What to produce:
Select all lines holding the word "with" from the entries that follow.

================

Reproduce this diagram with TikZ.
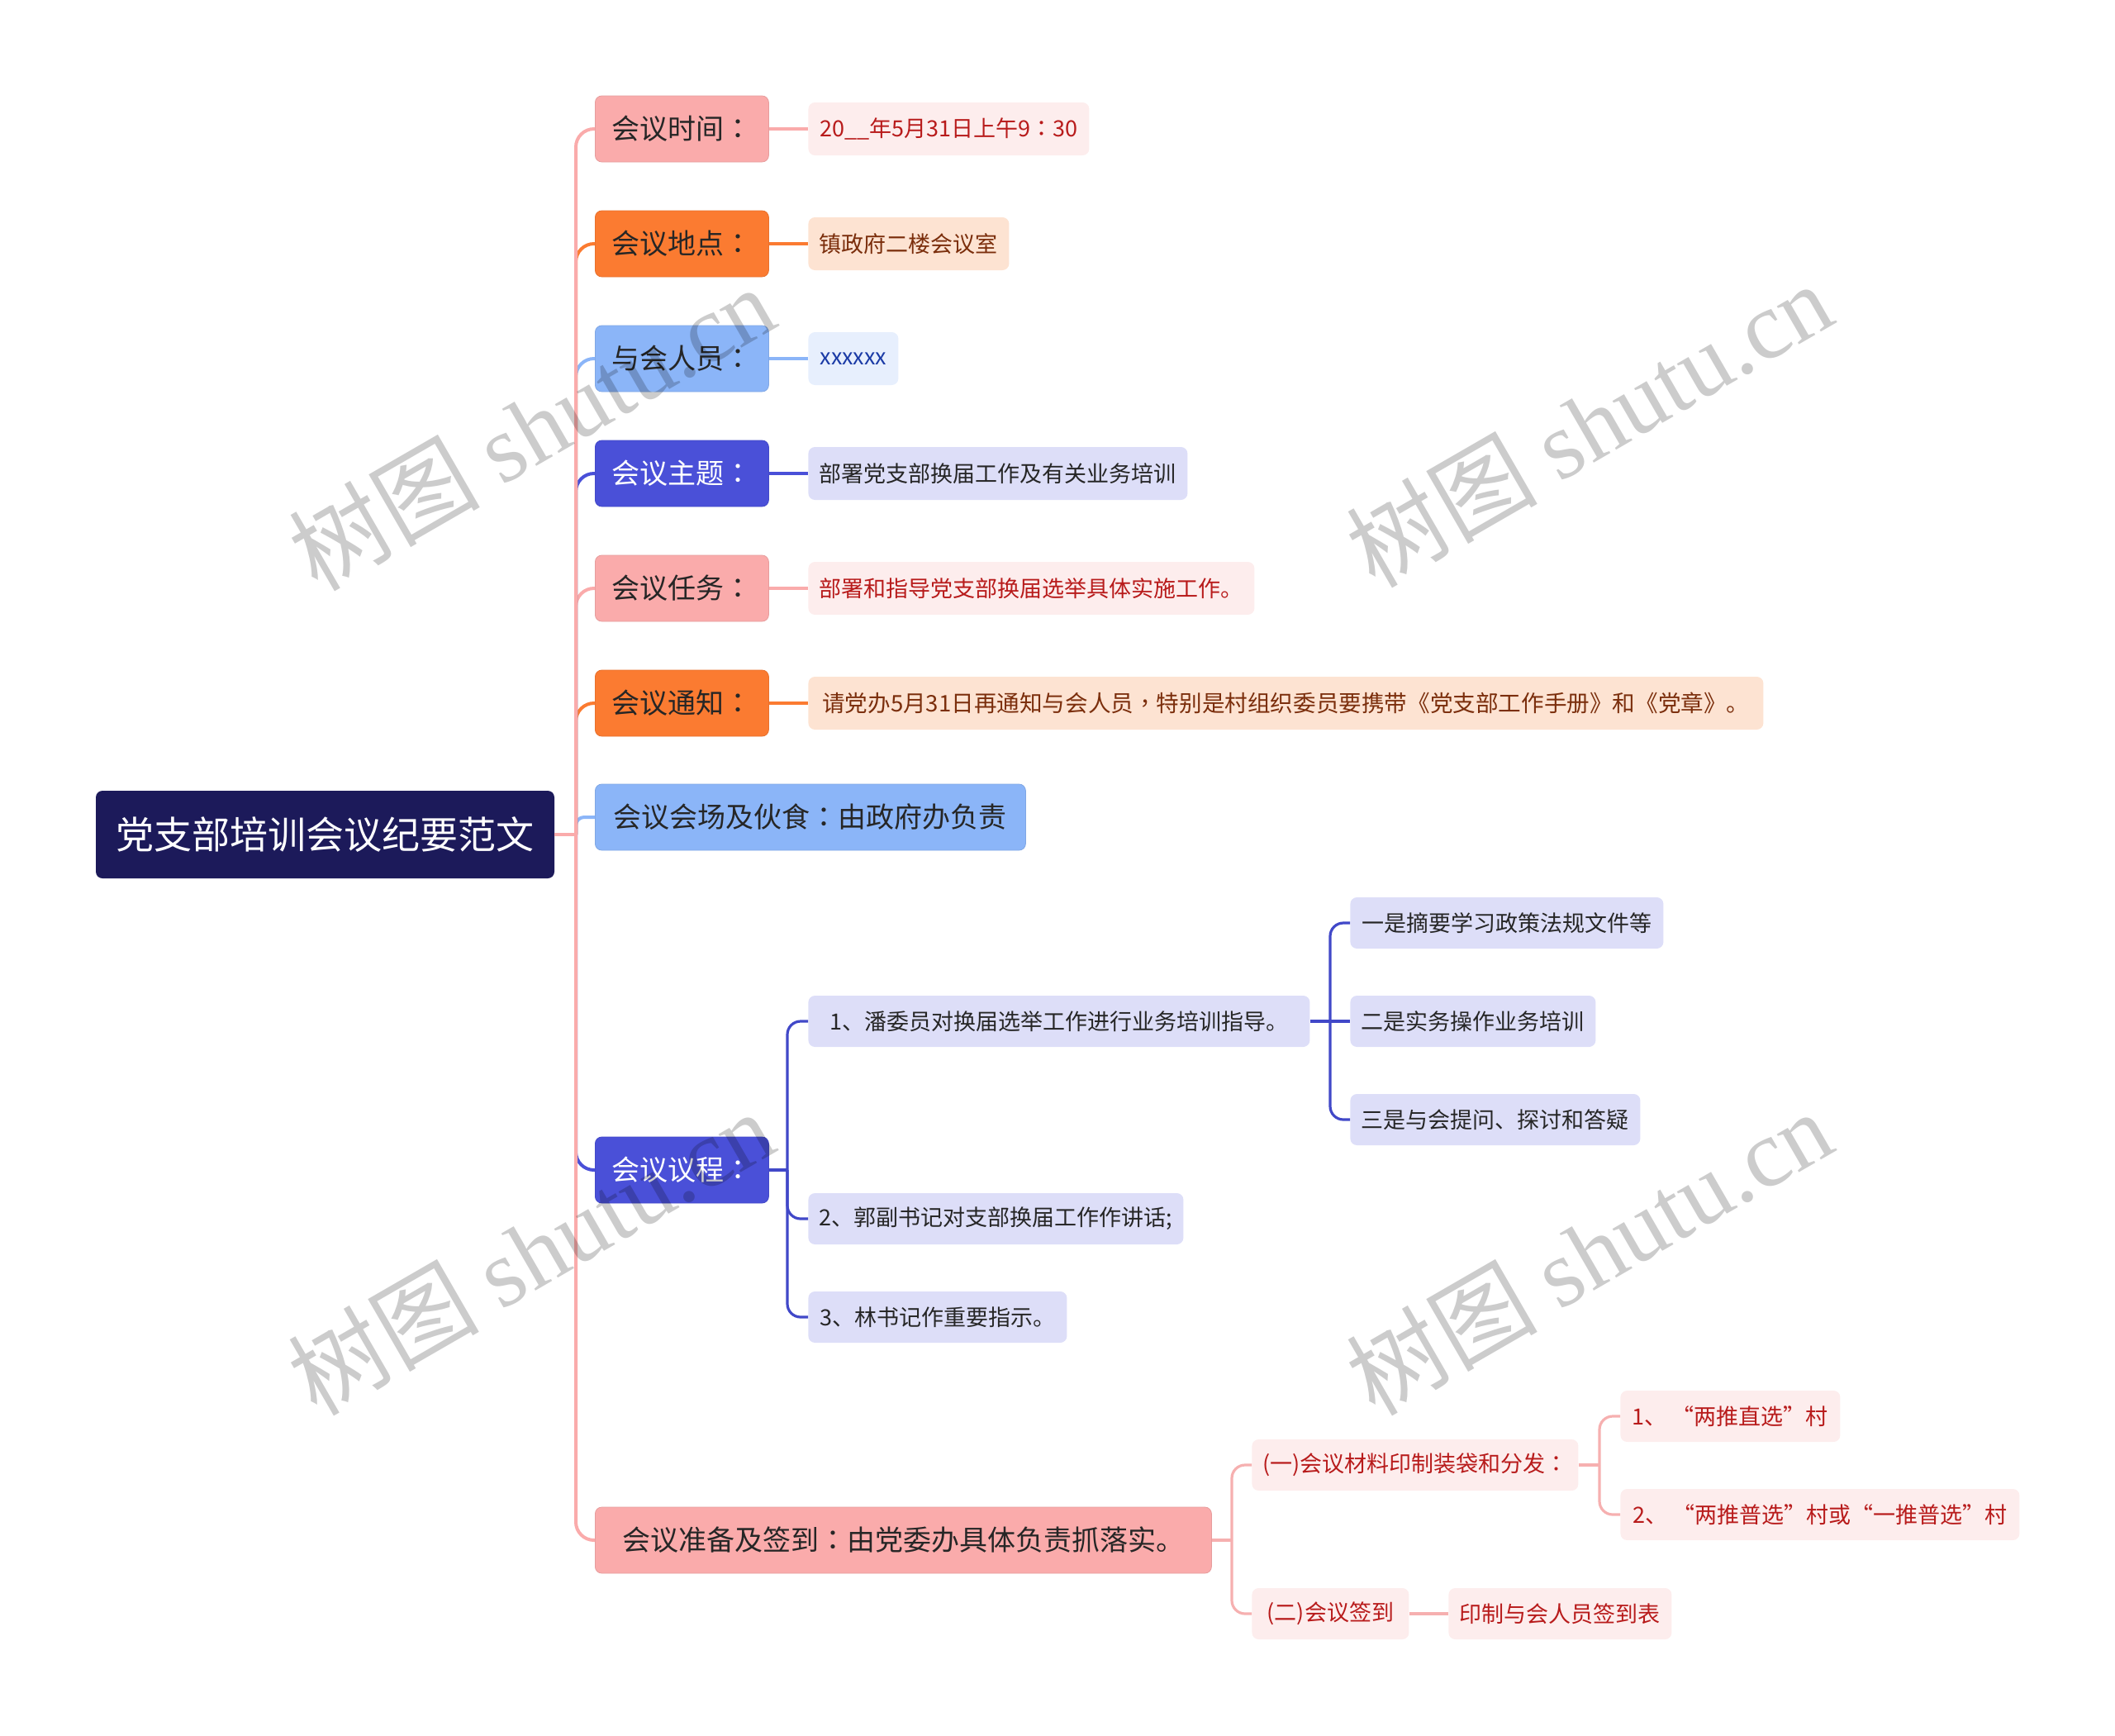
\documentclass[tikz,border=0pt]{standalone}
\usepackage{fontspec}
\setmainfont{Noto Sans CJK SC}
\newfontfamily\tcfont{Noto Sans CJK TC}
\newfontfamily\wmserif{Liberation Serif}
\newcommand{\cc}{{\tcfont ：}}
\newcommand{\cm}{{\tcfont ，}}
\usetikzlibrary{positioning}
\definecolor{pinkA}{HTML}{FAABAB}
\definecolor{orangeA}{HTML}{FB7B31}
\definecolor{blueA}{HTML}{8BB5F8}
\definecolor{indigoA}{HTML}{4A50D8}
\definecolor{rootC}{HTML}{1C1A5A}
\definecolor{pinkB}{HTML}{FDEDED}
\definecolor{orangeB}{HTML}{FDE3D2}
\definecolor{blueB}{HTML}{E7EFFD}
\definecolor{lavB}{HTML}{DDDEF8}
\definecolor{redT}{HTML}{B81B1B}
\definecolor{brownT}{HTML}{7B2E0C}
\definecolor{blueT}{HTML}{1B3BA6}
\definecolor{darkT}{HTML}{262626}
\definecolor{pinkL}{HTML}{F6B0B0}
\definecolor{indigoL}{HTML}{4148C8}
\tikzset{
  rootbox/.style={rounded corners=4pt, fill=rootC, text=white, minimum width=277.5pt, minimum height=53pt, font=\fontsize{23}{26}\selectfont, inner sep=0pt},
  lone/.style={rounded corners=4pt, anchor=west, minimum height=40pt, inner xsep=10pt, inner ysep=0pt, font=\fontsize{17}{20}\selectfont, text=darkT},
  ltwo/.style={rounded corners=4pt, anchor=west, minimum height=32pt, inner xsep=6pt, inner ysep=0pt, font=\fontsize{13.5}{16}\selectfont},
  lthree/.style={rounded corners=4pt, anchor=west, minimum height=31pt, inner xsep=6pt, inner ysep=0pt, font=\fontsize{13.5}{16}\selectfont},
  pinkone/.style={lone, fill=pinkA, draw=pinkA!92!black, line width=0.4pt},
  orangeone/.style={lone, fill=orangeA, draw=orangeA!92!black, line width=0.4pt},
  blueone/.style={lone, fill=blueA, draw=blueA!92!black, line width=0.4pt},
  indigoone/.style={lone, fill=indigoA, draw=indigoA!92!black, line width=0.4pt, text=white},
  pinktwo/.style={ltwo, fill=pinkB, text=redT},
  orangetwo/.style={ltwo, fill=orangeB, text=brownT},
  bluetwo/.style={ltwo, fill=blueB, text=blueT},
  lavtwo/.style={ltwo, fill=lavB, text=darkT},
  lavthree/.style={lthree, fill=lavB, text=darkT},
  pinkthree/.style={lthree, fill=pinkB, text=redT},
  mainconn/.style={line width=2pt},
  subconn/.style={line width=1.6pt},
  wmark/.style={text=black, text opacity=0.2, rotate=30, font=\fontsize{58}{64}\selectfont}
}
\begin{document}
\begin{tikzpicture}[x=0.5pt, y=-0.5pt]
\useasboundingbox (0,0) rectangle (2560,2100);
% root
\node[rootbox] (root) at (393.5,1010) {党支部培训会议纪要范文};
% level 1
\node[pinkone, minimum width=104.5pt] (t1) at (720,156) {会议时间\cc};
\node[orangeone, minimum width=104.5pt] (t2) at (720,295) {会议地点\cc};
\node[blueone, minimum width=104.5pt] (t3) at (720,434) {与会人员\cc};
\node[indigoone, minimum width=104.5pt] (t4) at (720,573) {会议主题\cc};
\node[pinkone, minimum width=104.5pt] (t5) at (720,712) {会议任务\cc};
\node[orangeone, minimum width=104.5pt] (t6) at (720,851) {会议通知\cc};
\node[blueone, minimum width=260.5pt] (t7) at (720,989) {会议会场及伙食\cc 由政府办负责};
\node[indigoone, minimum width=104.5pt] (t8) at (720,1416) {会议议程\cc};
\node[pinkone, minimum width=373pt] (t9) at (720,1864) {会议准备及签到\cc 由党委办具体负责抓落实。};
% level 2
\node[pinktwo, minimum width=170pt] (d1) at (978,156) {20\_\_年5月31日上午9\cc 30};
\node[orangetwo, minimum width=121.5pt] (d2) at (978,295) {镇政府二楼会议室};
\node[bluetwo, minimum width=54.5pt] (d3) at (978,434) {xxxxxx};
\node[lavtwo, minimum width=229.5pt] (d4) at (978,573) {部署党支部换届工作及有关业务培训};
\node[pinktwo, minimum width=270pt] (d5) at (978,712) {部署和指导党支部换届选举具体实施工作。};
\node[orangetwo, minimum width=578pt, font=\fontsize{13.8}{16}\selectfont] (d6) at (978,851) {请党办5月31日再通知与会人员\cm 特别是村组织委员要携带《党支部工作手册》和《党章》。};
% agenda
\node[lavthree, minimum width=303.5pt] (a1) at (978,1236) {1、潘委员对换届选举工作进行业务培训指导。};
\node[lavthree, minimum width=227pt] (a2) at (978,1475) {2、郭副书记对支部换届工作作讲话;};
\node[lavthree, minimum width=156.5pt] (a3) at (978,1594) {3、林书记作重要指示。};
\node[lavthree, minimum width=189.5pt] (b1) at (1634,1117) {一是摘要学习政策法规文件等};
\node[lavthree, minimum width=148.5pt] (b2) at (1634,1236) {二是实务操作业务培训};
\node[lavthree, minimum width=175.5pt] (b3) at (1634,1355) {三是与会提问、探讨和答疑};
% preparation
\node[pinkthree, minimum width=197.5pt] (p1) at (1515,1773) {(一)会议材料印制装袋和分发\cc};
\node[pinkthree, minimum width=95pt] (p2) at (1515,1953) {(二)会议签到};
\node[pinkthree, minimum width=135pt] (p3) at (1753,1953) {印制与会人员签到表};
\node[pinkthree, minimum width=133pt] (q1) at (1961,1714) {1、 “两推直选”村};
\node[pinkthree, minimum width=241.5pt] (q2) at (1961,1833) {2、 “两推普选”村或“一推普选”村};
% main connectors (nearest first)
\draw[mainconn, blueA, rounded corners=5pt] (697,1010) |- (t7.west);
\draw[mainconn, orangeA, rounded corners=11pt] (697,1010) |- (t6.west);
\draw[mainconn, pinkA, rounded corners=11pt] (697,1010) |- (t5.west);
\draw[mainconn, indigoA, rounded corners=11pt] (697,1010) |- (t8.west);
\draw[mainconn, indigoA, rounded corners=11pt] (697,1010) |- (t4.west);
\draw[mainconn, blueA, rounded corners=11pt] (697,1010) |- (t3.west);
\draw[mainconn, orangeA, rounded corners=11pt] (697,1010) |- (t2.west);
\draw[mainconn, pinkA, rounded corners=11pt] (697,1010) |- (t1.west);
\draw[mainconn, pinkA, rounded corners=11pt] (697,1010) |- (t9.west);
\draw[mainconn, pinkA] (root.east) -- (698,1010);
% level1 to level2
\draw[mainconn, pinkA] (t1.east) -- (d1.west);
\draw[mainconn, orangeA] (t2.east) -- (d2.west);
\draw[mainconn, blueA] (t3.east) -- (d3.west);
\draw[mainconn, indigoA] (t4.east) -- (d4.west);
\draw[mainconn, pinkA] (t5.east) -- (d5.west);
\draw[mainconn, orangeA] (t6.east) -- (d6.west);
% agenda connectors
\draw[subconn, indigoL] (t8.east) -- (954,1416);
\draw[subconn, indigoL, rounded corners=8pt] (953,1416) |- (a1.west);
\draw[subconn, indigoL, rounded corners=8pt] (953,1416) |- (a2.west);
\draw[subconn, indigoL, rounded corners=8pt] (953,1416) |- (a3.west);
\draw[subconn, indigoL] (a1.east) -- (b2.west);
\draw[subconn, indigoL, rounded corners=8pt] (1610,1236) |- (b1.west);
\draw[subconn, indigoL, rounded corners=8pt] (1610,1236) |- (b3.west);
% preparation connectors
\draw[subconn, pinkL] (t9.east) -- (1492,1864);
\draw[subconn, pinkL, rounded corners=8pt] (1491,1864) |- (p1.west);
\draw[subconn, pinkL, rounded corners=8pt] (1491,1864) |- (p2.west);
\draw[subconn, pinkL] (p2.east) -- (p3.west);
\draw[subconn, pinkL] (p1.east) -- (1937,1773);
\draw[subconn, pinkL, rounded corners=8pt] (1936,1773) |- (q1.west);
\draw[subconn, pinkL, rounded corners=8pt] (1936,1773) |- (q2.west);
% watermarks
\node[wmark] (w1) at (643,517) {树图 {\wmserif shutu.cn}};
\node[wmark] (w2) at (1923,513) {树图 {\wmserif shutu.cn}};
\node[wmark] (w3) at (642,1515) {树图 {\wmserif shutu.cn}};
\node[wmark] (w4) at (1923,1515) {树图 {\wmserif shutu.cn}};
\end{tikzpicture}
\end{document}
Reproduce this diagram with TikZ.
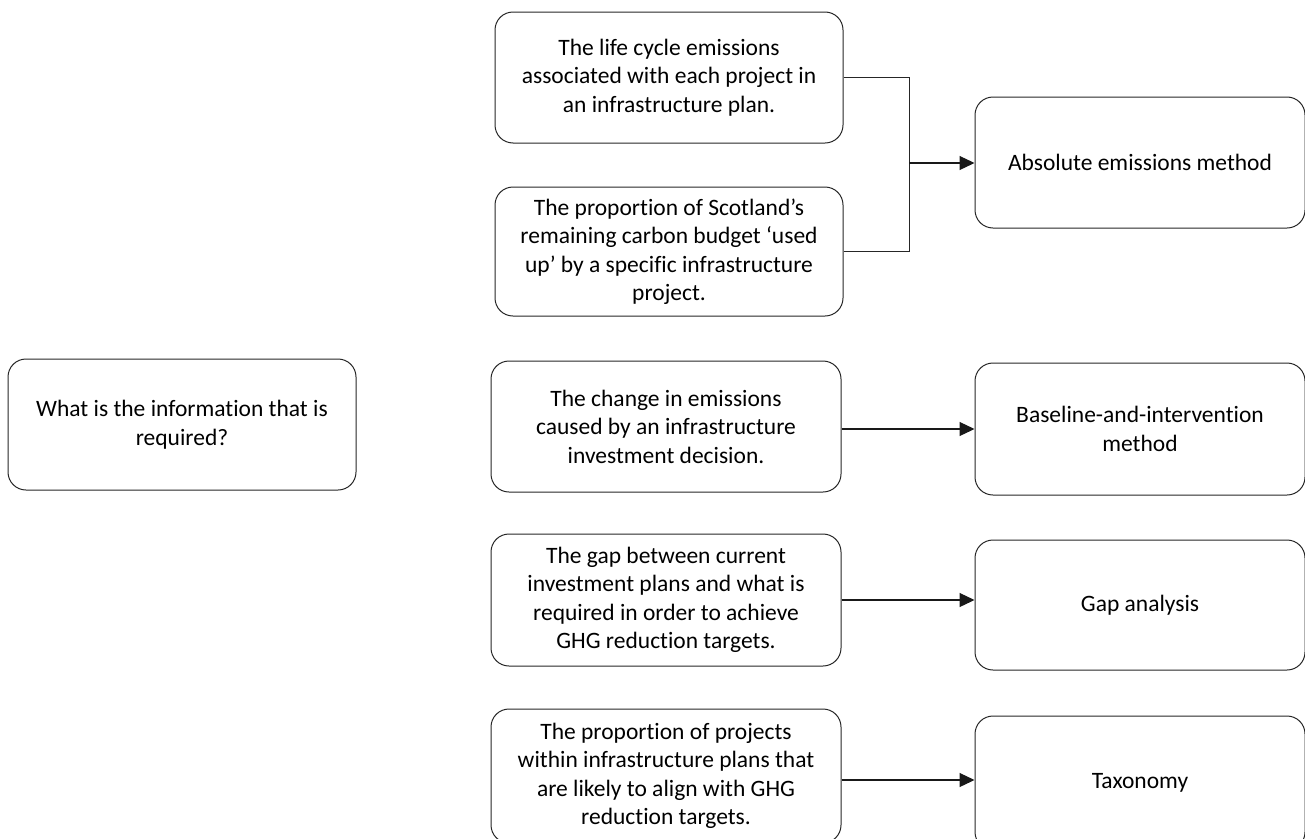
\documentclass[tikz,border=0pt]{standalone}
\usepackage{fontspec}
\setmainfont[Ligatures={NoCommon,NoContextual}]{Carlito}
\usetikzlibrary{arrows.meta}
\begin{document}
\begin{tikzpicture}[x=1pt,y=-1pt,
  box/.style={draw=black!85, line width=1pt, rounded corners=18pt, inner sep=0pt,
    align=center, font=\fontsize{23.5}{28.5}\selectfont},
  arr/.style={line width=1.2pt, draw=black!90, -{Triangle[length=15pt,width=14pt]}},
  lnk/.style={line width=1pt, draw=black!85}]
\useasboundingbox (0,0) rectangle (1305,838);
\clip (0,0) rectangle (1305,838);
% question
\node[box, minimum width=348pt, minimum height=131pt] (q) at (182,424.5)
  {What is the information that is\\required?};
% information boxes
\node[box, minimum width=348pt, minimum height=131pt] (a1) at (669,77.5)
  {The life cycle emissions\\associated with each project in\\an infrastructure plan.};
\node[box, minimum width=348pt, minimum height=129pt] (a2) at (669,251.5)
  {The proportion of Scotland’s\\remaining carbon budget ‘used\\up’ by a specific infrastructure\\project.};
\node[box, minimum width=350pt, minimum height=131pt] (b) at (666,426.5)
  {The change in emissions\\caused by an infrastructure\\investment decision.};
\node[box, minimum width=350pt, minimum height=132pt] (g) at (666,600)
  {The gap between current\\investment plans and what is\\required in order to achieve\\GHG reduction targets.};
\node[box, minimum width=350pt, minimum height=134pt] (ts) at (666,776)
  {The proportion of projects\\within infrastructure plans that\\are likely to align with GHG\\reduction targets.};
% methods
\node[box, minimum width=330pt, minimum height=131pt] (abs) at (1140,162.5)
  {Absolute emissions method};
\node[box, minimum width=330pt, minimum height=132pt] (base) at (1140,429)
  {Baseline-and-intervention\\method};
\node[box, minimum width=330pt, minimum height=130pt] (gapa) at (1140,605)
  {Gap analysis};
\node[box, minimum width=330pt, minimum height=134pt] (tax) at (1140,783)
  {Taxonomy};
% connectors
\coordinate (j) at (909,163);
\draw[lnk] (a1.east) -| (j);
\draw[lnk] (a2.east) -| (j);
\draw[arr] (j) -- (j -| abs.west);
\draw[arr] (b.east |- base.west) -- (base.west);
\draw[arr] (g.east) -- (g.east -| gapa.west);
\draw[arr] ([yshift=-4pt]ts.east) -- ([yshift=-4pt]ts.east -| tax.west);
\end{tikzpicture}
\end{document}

================

Solution to the problem:
Reproduce this diagram with TikZ.
Reproduce this diagram with TikZ.
  {The life cycle emissions\\associated with each project in\\an infrastructure plan.};
  {The proportion of projects\\within infrastructure plans that\\are likely to align with GHG\\reduction targets.};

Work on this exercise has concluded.